Shepard Fairey: Detroit Arrest Warrant Issued For allegedly Tagging Buildings
The American 'Street Artist' Shepard Fairey is being sought by police in Detroit after he allegedly tagged buildings around the city. A warrant for the arrest of the graffiti giant, best known for creatin the "Hope" image of President Obama during his 2008 election campaign, has been issued by enforcement officers.

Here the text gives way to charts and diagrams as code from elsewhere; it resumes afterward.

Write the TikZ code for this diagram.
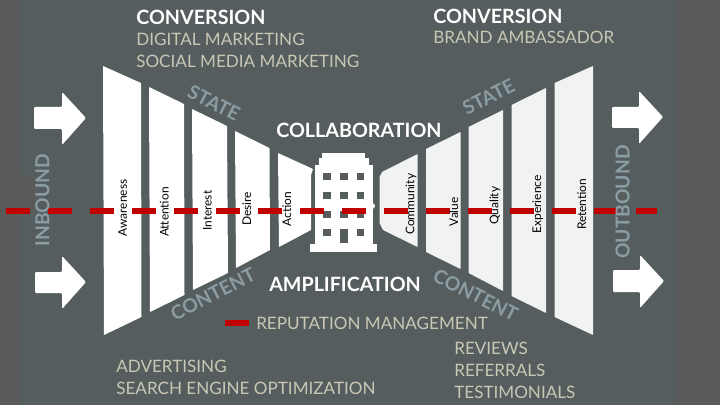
\documentclass[tikz,border=0pt]{standalone}
\usepackage{xcolor}
\usepackage{fontspec}
\setmainfont{Lato}
\usepackage{tikz}
\usetikzlibrary{arrows.meta,positioning,calc}
\definecolor{slatebg}{RGB}{85,93,94}
\definecolor{stripbg}{RGB}{91,89,89}
\definecolor{dashred}{RGB}{192,0,0}
\definecolor{khakitxt}{RGB}{200,200,180}
\definecolor{steeltxt}{RGB}{139,157,163}
\definecolor{paleslab}{RGB}{241,242,242}

\begin{document}
\begin{tikzpicture}[
  x=0.025cm, y=-0.025cm,
  every node/.style={font=\fontsize{12}{12}\selectfont, inner sep=0pt},
  slab/.style={fill=white, rounded corners=0.4pt},
  paleslab/.style={fill=paleslab, rounded corners=0.4pt},
  bigarrow/.style={fill=white, rounded corners=0.8pt},
  heading/.style={anchor=west, text=white, font=\fontsize{14}{14}\selectfont\bfseries},
  service/.style={anchor=west, text=khakitxt, font=\fontsize{12.15}{12}\selectfont},
  flowtag/.style={text=steeltxt, font=\fontsize{13.7}{14}\selectfont\bfseries},
  stage/.style={rotate=90, text=black, font=\fontsize{8.5}{9}\selectfont},
  redline/.style={draw=dashred, line width=0.15cm, dash pattern=on 0.6cm off 0.45cm}
]
  \useasboundingbox (0,0) rectangle (720,405);
  \fill[slatebg] (0,0) rectangle (720,405);
  \fill[stripbg] (0,0) rectangle (19,405);
  \fill[stripbg] (19,175) rectangle (35,210);
  \fill[stripbg] (678,0) rectangle (720,405);

  \fill[slab] (103,66) -- (141,83) -- (141.5,317) -- (104,335) -- cycle;
  \fill[slab] (149,87) -- (184,104) -- (184.5,295) -- (150,312) -- cycle;
  \fill[slab] (192,109) -- (227,126) -- (228,273) -- (193,290) -- cycle;
  \fill[slab] (235,131) -- (269.5,148) -- (270,250) -- (236,268) -- cycle;
  \fill[slab] (278,153) -- (313,169) -- (311,175) -- (311,230) -- (279,247) -- cycle;

  \fill[paleslab] (417.5,154) -- (382,172) -- (379.5,177) -- (379.5,223) -- (383,230) -- (417.5,247) -- cycle;
  \fill[paleslab] (426,149) -- (460.5,132) -- (460.5,269) -- (426,252) -- cycle;
  \fill[paleslab] (468.5,127) -- (503,110) -- (503,291) -- (468.5,273) -- cycle;
  \fill[paleslab] (511.5,105) -- (546,88) -- (546,313) -- (511.5,296) -- cycle;
  \fill[paleslab] (554.5,83) -- (593,66) -- (593,335) -- (554.5,317) -- cycle;

  \fill[bigarrow] (34,107) -- (62,107) -- (62,92) -- (86,118) -- (62,145) -- (62,129) -- (34,129) -- cycle;
  \fill[bigarrow] (35,272) -- (62,272) -- (62,256) -- (86,282) -- (62,309) -- (62,293) -- (35,293) -- cycle;
  \fill[bigarrow] (612,107) -- (639,107) -- (639,91) -- (663,117) -- (639,144) -- (639,128) -- (612,128) -- cycle;
  \fill[bigarrow] (613,270) -- (640,270) -- (640,255) -- (664,281) -- (640,308) -- (640,292) -- (613,292) -- cycle;

  \fill[white] (310,244) rectangle (377,252);
  \fill[white] (315,165) rectangle (372.5,244);
  \fill[white] (318.5,158) rectangle (369,165);
  \fill[white] (322,153) rectangle (365,158);
  \fill[white] (372,206) circle (3);
  \foreach \wx in {323,340,356.5}
    \foreach \wy in {173,192,211,229.5}
      \fill[slatebg] (\wx,\wy) rectangle ++(7.5,7);
  \fill[slatebg] (340,229.5) rectangle (347.5,243.5);

  \coordinate (redstart) at (6,211);
  \coordinate (redend) at (657,211);
  \coordinate (keystart) at (225,323);
  \coordinate (keyend) at (249,323);
  \draw[redline] (redstart) -- (redend);
  \draw[redline] (keystart) -- (keyend);

  \node[stage] (awareness) at (122.7,208) {Awareness};
  \node[stage] (attention) at (164.3,212) {Attention};
  \node[stage] (interest) at (207.3,210.7) {Interest};
  \node[stage] (desire) at (246.7,209) {Desire};
  \node[stage] (action) at (286.7,209) {Action};
  \node[stage] (community) at (411,204.3) {Community};
  \node[stage] (value) at (453.7,211.7) {Value};
  \node[stage] (quality) at (495,205.7) {Quality};
  \node[stage] (experience) at (537.7,204.3) {Experience};
  \node[stage] (retention) at (581.7,204.3) {Retention};

  \node[heading] (convleft) at (136,17) {CONVERSION};
  \node[service] (digital) at (136,39) {DIGITAL MARKETING};
  \node[service] (social) at (136,61) {SOCIAL MEDIA MARKETING};
  \node[heading] (convright) at (433,16) {CONVERSION};
  \node[service] (brand) at (433,37) {BRAND AMBASSADOR};
  \node[heading] (collab) at (276,130) {COLLABORATION};
  \node[heading] (amplify) at (269,284) {AMPLIFICATION};
  \node[service] (reputation) at (256,323) {REPUTATION MANAGEMENT};
  \node[service] (advert) at (116,366) {ADVERTISING};
  \node[service] (search) at (116,388) {SEARCH ENGINE OPTIMIZATION};
  \node[service] (reviews) at (454,348) {REVIEWS};
  \node[service] (referrals) at (454,370) {REFERRALS};
  \node[service] (testimonials) at (454,392) {TESTIMONIALS};

  \node[flowtag, rotate=-27] (stateleft) at (214,103) {STATE};
  \node[flowtag, rotate=27] (contentleft) at (213,294) {CONTENT};
  \node[flowtag, rotate=27] (stateright) at (488.7,96.7) {STATE};
  \node[flowtag, rotate=-27] (contentright) at (475.7,295) {CONTENT};
  \node[flowtag, rotate=90] (inbound) at (42.3,200) {INBOUND};
  \node[flowtag, rotate=90] (outbound) at (622.7,202) {OUTBOUND};
\end{tikzpicture}
\end{document}
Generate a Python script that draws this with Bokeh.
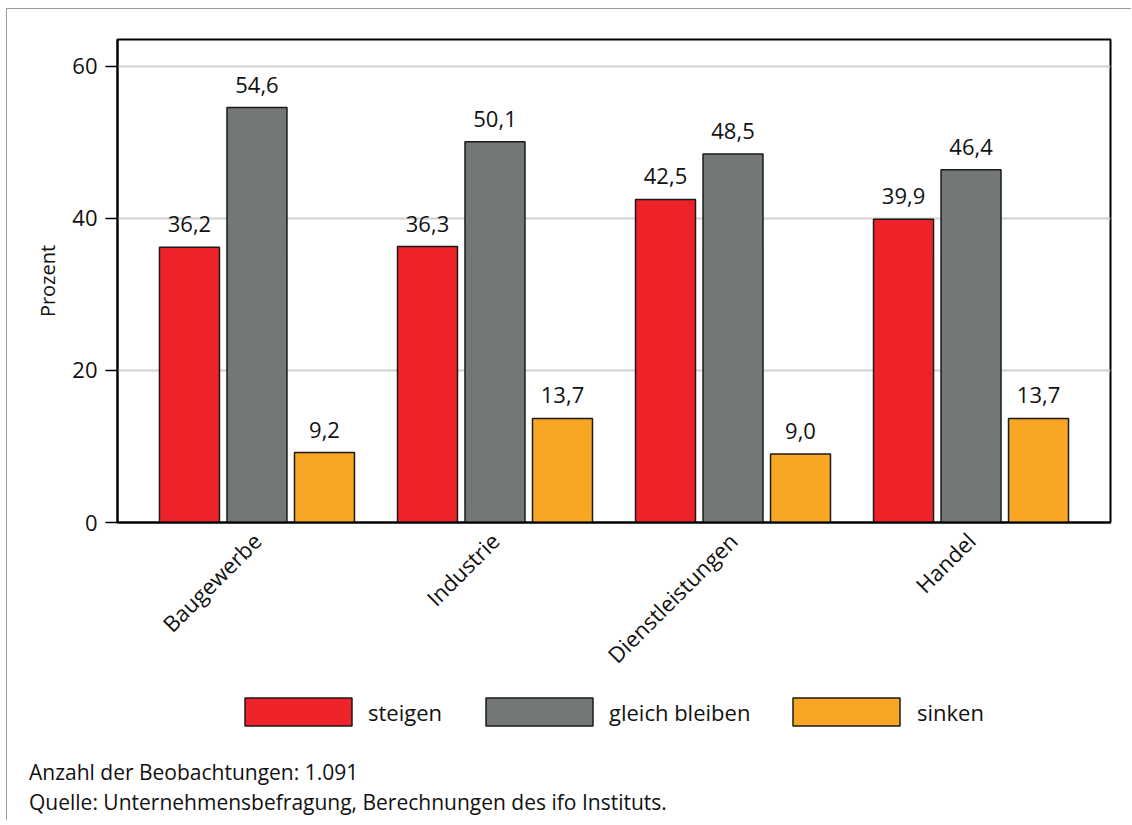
import math
from bokeh.plotting import figure
from bokeh.layouts import column
from bokeh.models import (ColumnDataSource, FixedTicker, Range1d, FactorRange, Div)
from bokeh.transform import dodge
from bokeh.embed import file_html
from bokeh.resources import INLINE
from bokeh.core.properties import value

categories = ["Baugewerbe", "Industrie", "Dienstleistungen", "Handel"]
series_names = ["steigen", "gleich bleiben", "sinken"]
steigen = [36.2, 36.3, 42.5, 39.9]
gleich_bleiben = [54.6, 50.1, 48.5, 46.4]
sinken = [9.2, 13.7, 9.0, 13.7]
colors = ["#EE2229", "#737777", "#F9A625"]
y_ticks = [0, 20, 40, 60]
notes = ["Anzahl der Beobachtungen: 1.091",
         "Quelle: Unternehmensbefragung, Berechnungen des ifo Instituts."]

# legend layout (page pixels): swatch left edges and label left edges
legend_swatch_left = [245, 486, 793]
legend_label_left = [368, 609, 917]

FONT = "Open Sans"
TXT = "#111111"

def fmt(v):
    return f"{v:.1f}".replace(".", ",")

keys = ["steigen", "gleich", "sinken"]
data = dict(cat=categories, steigen=steigen, gleich=gleich_bleiben, sinken=sinken)
for k in keys:
    data[k + "_lbl"] = [fmt(v) for v in data[k]]
source = ColumnDataSource(data)

# ---------------- main chart ----------------
p = figure(frame_width=993, frame_height=483,
           x_range=FactorRange(factors=categories, range_padding=0.086,
                               range_padding_units="absolute"),
           y_range=Range1d(0, 63.55),
           output_backend="svg", toolbar_location=None,
           min_border_left=110, min_border_right=21, min_border_top=30,
           min_border_bottom=160)

offsets = [-0.2836, 0.0, 0.2836]
for k, off, col in zip(keys, offsets, colors):
    p.vbar(x=dodge("cat", off, range=p.x_range), top=k, width=0.252,
           source=source, fill_color=col, line_color="#1a1a1a", line_width=1.5)
    p.text(x=dodge("cat", off, range=p.x_range), y=k, text=k + "_lbl", source=source,
           text_align="center", text_baseline="alphabetic", y_offset=-23,
           text_font=value(FONT), text_font_size="22px", text_color=TXT)

p.yaxis.ticker = FixedTicker(ticks=y_ticks)
p.yaxis.major_tick_out = 12
p.yaxis.major_tick_in = 0
p.yaxis.minor_tick_out = 0
p.yaxis.minor_tick_in = 0
p.yaxis.axis_line_width = 2
p.yaxis.major_tick_line_width = 1.5
p.yaxis.major_label_text_font = FONT
p.yaxis.major_label_text_font_size = "22px"
p.yaxis.major_label_text_color = TXT
p.yaxis.major_label_standoff = 8
p.yaxis.axis_label = "Prozent"
p.yaxis.axis_label_text_font = FONT
p.yaxis.axis_label_text_font_style = "normal"
p.yaxis.axis_label_text_font_size = "20px"
p.yaxis.axis_label_text_color = TXT
p.yaxis.axis_label_standoff = 8

p.xaxis.major_tick_out = 0
p.xaxis.major_tick_in = 0
p.xaxis.axis_line_width = 2
p.xaxis.major_label_orientation = math.pi / 4
p.xaxis.major_label_text_font = FONT
p.xaxis.major_label_text_font_size = "22px"
p.xaxis.major_label_text_color = TXT
p.xaxis.major_label_standoff = 14

p.xgrid.visible = False
p.ygrid.ticker = FixedTicker(ticks=y_ticks)
p.ygrid.grid_line_color = "#d0d0d0"
p.ygrid.grid_line_width = 2

p.outline_line_color = "black"
p.outline_line_width = 2

# ---------------- legend strip (page-pixel coordinates) ----------------
TOP2 = 9.5 + 30 + 483 + 160      # top of legend strip on the page
H2 = 68
q = figure(frame_width=993, frame_height=H2,
           x_range=Range1d(117.5, 1110.5), y_range=Range1d(TOP2 + H2, TOP2),
           output_backend="svg", toolbar_location=None,
           x_axis_location=None, y_axis_location=None,
           min_border_left=110, min_border_right=21, min_border_top=0,
           min_border_bottom=0)
q.outline_line_color = None
q.xgrid.visible = False
q.ygrid.visible = False

sw_w, sw_h, row_y = 107, 28, 712
leg = ColumnDataSource(dict(
    x=[l + sw_w / 2 for l in legend_swatch_left], y=[row_y] * 3,
    color=colors, lx=legend_label_left, label=series_names))
q.rect(x="x", y="y", width=sw_w, height=sw_h, source=leg, fill_color="color",
       line_color="#1a1a1a", line_width=1.5)
q.text(x="lx", y="y", text="label", source=leg, text_baseline="middle",
       text_align="left", text_font=value(FONT), text_font_size="22px",
       text_color=TXT)

notes_html = ('<div style="font-family:\'Open Sans\';font-size:21px;line-height:30px;'
              'color:#111111;padding-left:22px;padding-top:7px;white-space:nowrap">'
              + "<br>".join(notes) + "</div>")
div = Div(text=notes_html, width=1124, height=70, margin=0)

layout = column(p, q, div, spacing=0,
                styles={"margin-left": "6px", "margin-top": "8px",
                        "border-left": "1.5px solid #9a9a9a",
                        "border-top": "1.5px solid #9a9a9a"})

open("out.html", "w").write(file_html(layout, INLINE))
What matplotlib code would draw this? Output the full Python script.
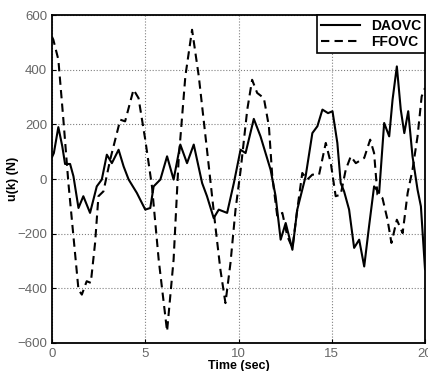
import numpy as np
import matplotlib
matplotlib.use('Agg')
import matplotlib.pyplot as plt

plt.rcParams['font.family'] = ['Liberation Sans', 'DejaVu Sans']

# DAOVC (solid)
t_da = [0.0, 0.1, 0.34, 0.55, 0.7, 0.97, 1.15, 1.42, 1.68, 2.04, 2.4, 2.67, 2.94, 3.21,
        3.57, 3.84, 4.11, 4.55, 5.0, 5.27, 5.45, 5.81, 6.17, 6.52, 6.88, 7.24, 7.6,
        8.05, 8.31, 8.67, 8.94, 9.39, 9.75, 10.11, 10.38, 10.82, 11.18, 11.72, 11.99,
        12.26, 12.53, 12.89, 13.15, 13.6, 13.96, 14.23, 14.5, 14.8, 15.04, 15.3,
        15.48, 15.66, 15.93, 16.2, 16.47, 16.74, 17.0, 17.27, 17.54, 17.81, 18.08,
        18.26, 18.49, 18.7, 18.89, 19.1, 19.33, 19.6, 19.78, 20.0]
u_da = [80, 95, 190, 120, 55, 55, 10, -106, -63, -124, -27, -2, 89, 58,
        107, 46, -2, -51, -112, -106, -27, -2, 83, -2, 126, 58, 126,
        -15, -63, -143, -112, -124, -15, 107, 95, 220, 156, 34, -63,
        -222, -161, -259, -112, 10, 168, 193, 254, 241, 248, 132,
        -15, -45, -112, -252, -222, -320, -173, -27, -51, 205, 156,
        290, 412, 254, 168, 248, 83, -39, -100, -330]

# FFOVC (dashed)
t_ff = [0.0, 0.07, 0.34, 0.61, 0.88, 1.15, 1.42, 1.6, 1.86, 2.08, 2.31, 2.49, 2.76,
        3.12, 3.66, 3.92, 4.37, 4.64, 5.0, 5.36, 5.72, 6.17, 6.52, 6.79, 7.15, 7.51,
        7.87, 8.31, 8.76, 9.03, 9.3, 9.57, 9.84, 10.11, 10.47, 10.73, 11.0, 11.36,
        11.63, 11.81, 12.08, 12.35, 12.62, 12.89, 13.15, 13.42, 13.69, 13.96, 14.32,
        14.68, 14.95, 15.21, 15.48, 15.75, 16.02, 16.29, 16.74, 17.06, 17.27, 17.45,
        17.72, 17.99, 18.2, 18.49, 18.8, 19.07, 19.33, 19.6, 19.82, 20.0]
u_ff = [520, 510, 437, 217, -15, -210, -405, -423, -374, -380, -234, -63, -45,
        71, 217, 211, 327, 296, 144, -27, -295, -557, -295, 71, 376, 546,
        376, 107, -173, -332, -454, -307, -112, 30, 254, 363, 315, 296,
        193, 10, -137, -124, -210, -252, -112, 22, -2, 16, 16,
        132, 58, -63, -57, 34, 83, 58, 77, 144, 95, -57,
        -70, -149, -234, -149, -198, -51, 34, 156, 302, 333]

fig = plt.figure(figsize=(4.28, 3.71), dpi=100)
ax = fig.add_axes([0.1215, 0.0755, 0.8715, 0.884])

ax.plot(t_da, u_da, 'k-', lw=1.5, label='DAOVC')
ax.plot(t_ff, u_ff, 'k--', lw=1.5, dashes=(4, 2.5), label='FFOVC')

ax.set_xlim(0, 20)
ax.set_ylim(-600, 600)
ax.set_xticks([0, 5, 10, 15, 20])
ax.set_yticks([-600, -400, -200, 0, 200, 400, 600])
ax.grid(True, linestyle=':', color='gray', lw=0.8)
ax.tick_params(direction='in', labelsize=9.5, labelcolor='#666666', length=3)
for s in ax.spines.values():
    s.set_linewidth(1.3)

ax.set_xlabel('Time (sec)', fontsize=9, fontweight='bold', labelpad=0)
ax.set_ylabel('u(k) (N)', fontsize=9, fontweight='bold', labelpad=-1)

leg = ax.legend(loc='upper right', fancybox=False, framealpha=1, edgecolor='black',
                borderaxespad=0, prop={'weight': 'bold', 'size': 10}, handlelength=2.8,
                borderpad=0.3, labelspacing=0.15)
leg.get_frame().set_linewidth(1.2)

plt.savefig('out.png', dpi=100)
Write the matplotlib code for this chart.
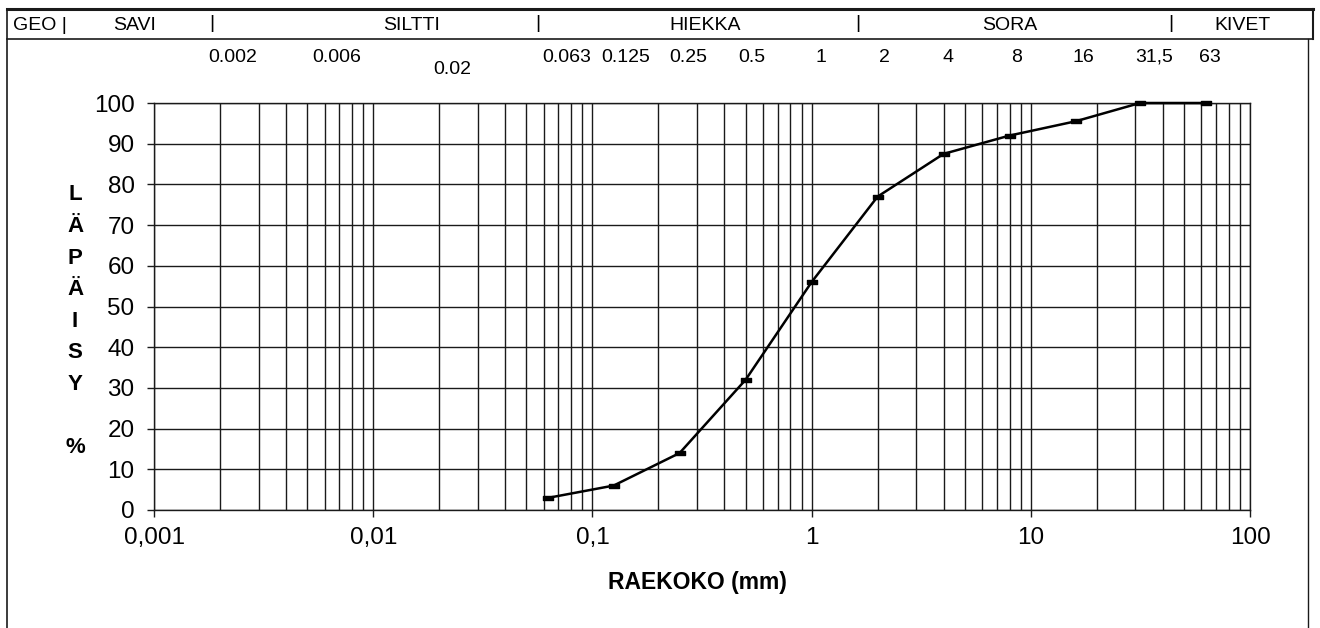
import matplotlib
matplotlib.use("Agg")
import matplotlib.pyplot as plt
from matplotlib.path import Path
from matplotlib.ticker import LogLocator, FixedLocator, FixedFormatter, NullFormatter

plt.rcParams['font.family'] = ['Liberation Sans', 'DejaVu Sans']

# ---- data ----
sieve_mm = [0.063, 0.125, 0.25, 0.5, 1, 2, 4, 8, 16, 31.5, 63]
passing_pct = [3, 6, 14, 32, 56, 77, 87.5, 92, 95.5, 100, 100]

x_ticks = [0.001, 0.01, 0.1, 1, 10, 100]
x_tick_labels = ["0,001", "0,01", "0,1", "1", "10", "100"]
y_ticks = list(range(0, 101, 10))

header_labels = ["SAVI", "SILTTI", "HIEKKA", "SORA", "KIVET"]
sieve_labels = ["0.002", "0.006", "0.02", "0.063", "0.125", "0.25", "0.5",
                "1", "2", "4", "8", "16", "31,5", "63"]
y_label_letters = ["L", "Ä", "P", "Ä", "I", "S", "Y", "", "%"]

# ---- layout (pixels) ----
W, H = 1320, 628
header_x = [135, 412, 705, 1010, 1242]
sep_x = [212, 538, 858, 1171]
sieve_x = [233, 337, 452, 567, 626, 688, 752, 821, 884, 948, 1017, 1083, 1154, 1210]
sieve_y = [57, 57, 70, 57, 57, 57, 57, 57, 57, 57, 57, 57, 57, 57]

fig = plt.figure(figsize=(W / 100, H / 100), dpi=100)
fig.patch.set_facecolor("white")

ax_l, ax_r, ax_t, ax_b = 154, 1250, 103, 510
ax = fig.add_axes([ax_l / W, 1 - ax_b / H, (ax_r - ax_l) / W, (ax_b - ax_t) / H])

lc = "#1a1a1a"
ax.set_xscale("log")
ax.set_xlim(0.001, 100)
ax.set_ylim(0, 100)

ax.xaxis.set_major_locator(FixedLocator(x_ticks))
ax.xaxis.set_major_formatter(FixedFormatter(x_tick_labels))
ax.xaxis.set_minor_locator(LogLocator(base=10, subs=range(2, 10), numticks=100))
ax.xaxis.set_minor_formatter(NullFormatter())
ax.set_yticks(y_ticks)

ax.grid(True, which="both", axis="x", color=lc, linewidth=1.0)
ax.grid(True, which="major", axis="y", color=lc, linewidth=1.0)
ax.tick_params(axis="x", which="major", direction="out", length=5, width=1.0,
               color=lc, labelsize=17.5, pad=7)
ax.tick_params(axis="x", which="minor", length=0)
ax.tick_params(axis="y", which="major", direction="out", length=5, width=1.0,
               color=lc, labelsize=17.5, pad=9)
for s in ax.spines.values():
    s.set_color(lc)
    s.set_linewidth(1.0)

marker_path = Path([(-1, -0.5), (1, -0.5), (1, 0.5), (-1, 0.5), (-1, -0.5)],
                   [Path.MOVETO, Path.LINETO, Path.LINETO, Path.LINETO, Path.CLOSEPOLY])
ax.plot(sieve_mm, passing_pct, color="black", linewidth=1.8,
        marker=marker_path, markersize=7, markerfacecolor="black",
        markeredgecolor="black", clip_on=False, zorder=5)

# ---- overlay in pixel coordinates for the form frame and labels ----
ov = fig.add_axes([0, 0, 1, 1], facecolor="none")
ov.set_xlim(0, W)
ov.set_ylim(H, 0)
ov.axis("off")

# header frame
ov.plot([7, 1313], [9, 9], color=lc, linewidth=2.2)
ov.plot([7, 1313], [39, 39], color=lc, linewidth=1.2)
ov.plot([7, 7], [9, H], color=lc, linewidth=1.2)
ov.plot([1313, 1313], [9, 39], color=lc, linewidth=1.5)
ov.plot([1308, 1308], [39, H], color=lc, linewidth=1.0)

ov.text(13, 25, "GEO |", fontsize=14, ha="left", va="center", color="black")
for lab, x in zip(header_labels, header_x):
    ov.text(x, 25, lab, fontsize=14, ha="center", va="center", color="black")
for x in sep_x:
    ov.text(x, 24, "|", fontsize=14, ha="center", va="center", color="black")
for lab, x, y in zip(sieve_labels, sieve_x, sieve_y):
    ov.text(x, y, lab, fontsize=14, ha="center", va="center", color="black")

# vertical y-axis label
for i, ch in enumerate(y_label_letters):
    if ch:
        ov.text(75, 195 + i * 31.6, ch, fontsize=16, fontweight="bold",
                ha="center", va="center", color="black")

ov.text(697, 583, "RAEKOKO (mm)", fontsize=16.5, fontweight="bold",
        ha="center", va="center", color="black")

fig.savefig("out.png", dpi=100, facecolor="white")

Just because he is a well-known artist does not take away the fact that he is also a vandal Detroit police sergeant Rebecca McKay. He was commissioned to paint a huge, 18-storey mural in Detroit last month but police say he used his down time to plaster buildings with posters.The warrant accuses him of two counts of malicious destruction of property. Each is punishable by a prison sentence and a $10,000 (£6,347) fine. "When you're in Detroit, we welcome your work, Shepard Fairey, your commissioned work, not your Wild West work," Detroit police sergeant Rebecca McKay said. "Just because he is a well-known artist does not take away the fact that he is also a vandal," she added. However, Fairey laughed off the charges, calling them "hilarious". The artist, who has been arrested 17 times in his 20-year career, told the Independent he did not know what the warrant would amount to. "Sometimes it's a day or two in jail. Normally the charges get downgraded. Most of the arrests aren't for serious stuff," he said.
Since last exhibiting in London, Fairey has continued to progress with his art and with a 20 Year Retrospective museum exhibition that began at the Institute of Contemporary Art, Boston in 2009 and continued to the Warhol Museum and Contemporary Art Center in Cincinnati. In 2012, he was commissioned by TIME Magazine to design a cover in celebration of 'The Protester', an anonymous figure representative of momentous world demonstrations such as the Arab Spring and Occupy movement. It was his second Time Magazine cover. He has also done covers for Rolling Stone and Esquire magazine.